Researchers Flying High
Researchers from Freie Universität study floating particles in the atmosphere and develop measurement methods
Sep 29, 2011
Meteorologist Lindemann travels in service to science, piloting the research aircraft operated by the Institute of Space Sciences at Freie Universität Berlin. The plane, a Cessna 207, is equipped with measuring devices to study the atmosphere and for remote sensing of land and water surfaces. The Cessna actually has space for eight, but five seats have been removed and replaced with equipment: The plane carries more than 300 kilograms of technical equipment on board, which takes a fair amount of space. From carbon dioxide to ozone or tiny particles called aerosols that float in the air, the instruments don’t miss a thing, right down to the tiniest particle or gas concentration. Pollen, dust, soot, and fog are present even in the cleanest-seeming atmosphere, the result of natural processes such as forest fires – or caused by people, in the form of vehicle emissions or industrial pollution.

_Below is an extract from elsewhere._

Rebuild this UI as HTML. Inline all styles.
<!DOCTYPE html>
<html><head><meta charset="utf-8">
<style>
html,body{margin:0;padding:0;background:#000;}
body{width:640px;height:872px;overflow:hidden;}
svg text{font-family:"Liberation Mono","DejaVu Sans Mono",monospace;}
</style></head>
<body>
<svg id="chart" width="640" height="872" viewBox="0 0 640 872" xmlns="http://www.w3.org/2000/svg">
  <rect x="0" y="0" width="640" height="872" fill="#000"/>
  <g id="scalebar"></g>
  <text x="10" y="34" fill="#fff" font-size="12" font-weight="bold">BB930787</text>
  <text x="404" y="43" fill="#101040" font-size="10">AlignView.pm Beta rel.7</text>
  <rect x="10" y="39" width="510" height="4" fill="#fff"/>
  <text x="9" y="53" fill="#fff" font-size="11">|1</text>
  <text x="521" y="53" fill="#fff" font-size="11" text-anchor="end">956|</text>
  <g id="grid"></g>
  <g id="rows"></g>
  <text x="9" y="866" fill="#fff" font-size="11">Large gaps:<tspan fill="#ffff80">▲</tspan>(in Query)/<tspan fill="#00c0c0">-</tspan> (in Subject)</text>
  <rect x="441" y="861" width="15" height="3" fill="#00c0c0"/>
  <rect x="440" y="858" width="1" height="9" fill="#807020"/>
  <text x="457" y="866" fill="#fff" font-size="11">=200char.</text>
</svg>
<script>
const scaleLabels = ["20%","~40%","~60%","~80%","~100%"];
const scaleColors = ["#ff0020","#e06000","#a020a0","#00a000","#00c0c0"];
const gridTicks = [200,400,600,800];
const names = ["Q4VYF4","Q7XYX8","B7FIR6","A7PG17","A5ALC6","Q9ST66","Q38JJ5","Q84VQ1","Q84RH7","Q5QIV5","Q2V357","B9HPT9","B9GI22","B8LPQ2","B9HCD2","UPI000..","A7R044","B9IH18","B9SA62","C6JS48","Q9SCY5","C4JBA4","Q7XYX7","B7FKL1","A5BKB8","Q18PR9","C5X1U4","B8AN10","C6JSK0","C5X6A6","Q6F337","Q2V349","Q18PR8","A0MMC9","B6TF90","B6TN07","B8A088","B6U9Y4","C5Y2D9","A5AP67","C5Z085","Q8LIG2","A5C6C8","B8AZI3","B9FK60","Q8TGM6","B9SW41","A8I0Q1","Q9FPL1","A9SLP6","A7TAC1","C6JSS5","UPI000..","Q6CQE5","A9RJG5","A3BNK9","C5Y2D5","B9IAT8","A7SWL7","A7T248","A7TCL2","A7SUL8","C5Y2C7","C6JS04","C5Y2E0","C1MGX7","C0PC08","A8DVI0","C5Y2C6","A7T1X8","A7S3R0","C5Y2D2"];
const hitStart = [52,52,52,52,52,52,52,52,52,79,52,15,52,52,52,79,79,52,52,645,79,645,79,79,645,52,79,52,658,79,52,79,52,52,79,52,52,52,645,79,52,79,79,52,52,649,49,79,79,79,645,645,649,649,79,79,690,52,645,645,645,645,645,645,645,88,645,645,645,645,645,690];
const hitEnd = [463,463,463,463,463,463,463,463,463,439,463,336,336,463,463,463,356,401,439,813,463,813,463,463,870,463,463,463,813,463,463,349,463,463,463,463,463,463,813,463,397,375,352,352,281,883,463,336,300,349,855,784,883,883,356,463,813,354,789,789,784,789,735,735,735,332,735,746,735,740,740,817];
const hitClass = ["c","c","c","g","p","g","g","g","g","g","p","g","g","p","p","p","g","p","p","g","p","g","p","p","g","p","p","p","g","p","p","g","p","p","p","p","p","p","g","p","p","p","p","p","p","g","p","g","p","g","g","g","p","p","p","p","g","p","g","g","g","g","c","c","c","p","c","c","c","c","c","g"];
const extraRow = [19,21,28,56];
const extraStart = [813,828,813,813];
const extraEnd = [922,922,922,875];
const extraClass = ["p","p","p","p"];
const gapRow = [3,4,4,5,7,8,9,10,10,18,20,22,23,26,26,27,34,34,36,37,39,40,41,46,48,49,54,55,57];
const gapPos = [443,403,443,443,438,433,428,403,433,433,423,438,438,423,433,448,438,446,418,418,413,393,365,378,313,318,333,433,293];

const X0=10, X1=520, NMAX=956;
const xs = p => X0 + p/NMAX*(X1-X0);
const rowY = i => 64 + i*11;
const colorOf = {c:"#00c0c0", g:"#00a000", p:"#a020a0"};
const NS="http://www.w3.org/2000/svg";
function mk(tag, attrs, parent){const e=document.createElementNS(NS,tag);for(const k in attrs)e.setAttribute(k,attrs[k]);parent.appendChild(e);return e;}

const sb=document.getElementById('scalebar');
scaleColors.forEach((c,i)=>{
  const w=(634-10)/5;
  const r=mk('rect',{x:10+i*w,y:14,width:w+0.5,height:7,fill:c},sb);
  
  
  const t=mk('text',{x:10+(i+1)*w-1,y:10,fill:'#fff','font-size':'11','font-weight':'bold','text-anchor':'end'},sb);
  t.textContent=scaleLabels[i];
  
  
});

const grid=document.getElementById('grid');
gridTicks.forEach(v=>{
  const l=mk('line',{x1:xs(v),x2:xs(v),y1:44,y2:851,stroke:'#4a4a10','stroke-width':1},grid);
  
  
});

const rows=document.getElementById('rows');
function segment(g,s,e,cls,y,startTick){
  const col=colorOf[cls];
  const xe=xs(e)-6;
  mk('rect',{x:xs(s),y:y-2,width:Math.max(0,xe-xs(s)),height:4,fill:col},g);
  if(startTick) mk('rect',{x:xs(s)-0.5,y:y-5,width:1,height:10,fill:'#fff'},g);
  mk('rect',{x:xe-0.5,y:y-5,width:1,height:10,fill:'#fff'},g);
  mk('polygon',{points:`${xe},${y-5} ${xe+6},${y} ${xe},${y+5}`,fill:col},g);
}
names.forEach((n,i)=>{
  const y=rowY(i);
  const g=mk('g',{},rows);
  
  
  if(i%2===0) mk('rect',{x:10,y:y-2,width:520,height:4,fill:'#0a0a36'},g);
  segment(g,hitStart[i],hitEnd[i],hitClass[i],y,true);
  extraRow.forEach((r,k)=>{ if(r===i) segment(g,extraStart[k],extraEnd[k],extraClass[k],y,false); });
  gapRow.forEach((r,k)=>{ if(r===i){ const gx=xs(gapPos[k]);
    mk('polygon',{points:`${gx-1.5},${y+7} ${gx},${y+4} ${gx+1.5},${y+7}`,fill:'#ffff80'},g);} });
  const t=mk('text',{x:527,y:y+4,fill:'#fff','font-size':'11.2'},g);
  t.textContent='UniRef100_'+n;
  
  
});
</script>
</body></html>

These aerosols do not become visible, though, until the air seems to thicken, starting at a concentration of one million particles per cubic centimeter. In April 2010, when the eruption of Iceland’s Eyjafjallajökull volcano brought European air traffic to a halt, aerosols were clearly in evidence, in the form of an ash cloud that darkened the skies. The research aircraft operated by Freie Universität Berlin was one of the few to return to the air over Berlin just a short time after the eruption. Its aim: to measure the aerosol content in the atmosphere.
But what else can these measurements tell us, aside from warning air traffic about volcanic ash? “These tiny particles have a big impact on the climate,” says Professor Jürgen Fischer. “With our measurements, we hope to pinpoint these effects more precisely.” After all, depending on their visual characteristics, aerosols can have either a cooling effect on the climate or contribute to warming, depending on whether they reduce the amount of radiation from the sun that reaches the ground – like a parasol – or absorb solar energy like a sponge, convert it to heat, and then release it back into the air.

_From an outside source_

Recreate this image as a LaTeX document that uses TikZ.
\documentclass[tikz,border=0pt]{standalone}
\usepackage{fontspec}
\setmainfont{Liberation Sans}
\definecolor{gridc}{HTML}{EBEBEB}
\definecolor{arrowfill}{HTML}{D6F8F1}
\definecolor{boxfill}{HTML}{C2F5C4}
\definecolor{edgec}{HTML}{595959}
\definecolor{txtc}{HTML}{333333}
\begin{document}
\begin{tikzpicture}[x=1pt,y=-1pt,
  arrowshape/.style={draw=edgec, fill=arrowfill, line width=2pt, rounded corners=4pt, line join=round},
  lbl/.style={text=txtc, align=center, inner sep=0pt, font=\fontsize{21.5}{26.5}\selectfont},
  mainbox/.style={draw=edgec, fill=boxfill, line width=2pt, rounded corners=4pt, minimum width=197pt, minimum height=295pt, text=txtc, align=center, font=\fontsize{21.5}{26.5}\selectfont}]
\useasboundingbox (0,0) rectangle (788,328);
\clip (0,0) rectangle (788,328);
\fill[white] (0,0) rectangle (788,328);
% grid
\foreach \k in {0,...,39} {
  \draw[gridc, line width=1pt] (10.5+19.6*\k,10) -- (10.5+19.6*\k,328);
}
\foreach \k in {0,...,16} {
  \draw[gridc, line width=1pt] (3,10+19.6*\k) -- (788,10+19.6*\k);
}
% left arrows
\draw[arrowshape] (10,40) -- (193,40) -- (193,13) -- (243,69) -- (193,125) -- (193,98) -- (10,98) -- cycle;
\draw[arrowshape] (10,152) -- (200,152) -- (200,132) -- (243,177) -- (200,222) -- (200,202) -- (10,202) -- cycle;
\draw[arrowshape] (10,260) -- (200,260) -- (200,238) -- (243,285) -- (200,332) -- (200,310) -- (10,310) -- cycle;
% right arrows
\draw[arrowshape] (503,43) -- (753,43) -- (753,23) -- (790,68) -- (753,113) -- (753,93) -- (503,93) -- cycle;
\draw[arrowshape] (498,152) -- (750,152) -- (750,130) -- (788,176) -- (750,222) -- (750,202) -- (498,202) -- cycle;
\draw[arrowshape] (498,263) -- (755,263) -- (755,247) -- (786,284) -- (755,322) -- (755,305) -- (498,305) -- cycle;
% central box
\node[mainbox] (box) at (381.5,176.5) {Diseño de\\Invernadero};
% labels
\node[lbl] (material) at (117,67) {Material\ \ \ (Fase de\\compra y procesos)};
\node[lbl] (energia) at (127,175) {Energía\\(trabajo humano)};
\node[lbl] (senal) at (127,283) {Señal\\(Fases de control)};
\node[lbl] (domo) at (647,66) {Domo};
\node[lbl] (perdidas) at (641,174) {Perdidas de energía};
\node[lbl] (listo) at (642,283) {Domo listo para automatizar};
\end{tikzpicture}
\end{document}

The Institute of Space Sciences is not only a site of scientific endeavor, but also of development. Equipment produced at Freie Universität Berlin is also used outside of the university itself: Germany’s largest research vessel, the icebreaker Polarstern, has used measurement instruments from Dahlem to measure aerosol distributions in maritime air masses from Bremerhaven to Costa Rica. But before the instruments can be used to take such large-scale measurements, they have to pass a number of tests of their suitability aboard the Cessna. The same is also true of instruments that will later be used on satellites.
Before its use as a flying research station, the Cessna was purely a private aircraft. Professor Reinhard Furrer, an astronaut and the founding director of the Institute of Space Sciences at Freie Universität, bought the plane in 1988, from a farmer in the United States – in order to retrofit it and use it in Berlin as a research aircraft.
Furrer, who had traveled into space three years before on the shuttle Challenger, made sure that he personally was the one to pilot the Cessna the nearly 8,000 kilometers between its original location in the United States and Berlin, with a few additional tanks and layovers in Newfoundland, Greenland, and Iceland. “Furrer often pushed the limits of what was possible,” says Professor Fischer, commenting on the challenging flight. Fischer spent years working at the Institute with the astronaut. Professor Furrer was killed in 1995, at the age of 54, when he was on board a historic plane that crashed.
The research plane’s aircraft registration code recalls the late scientist: The letters D-EAFU appear on the underside of the left wing. “The FU at the end stands for both Freie Universität and Furrer,” says Lindemann.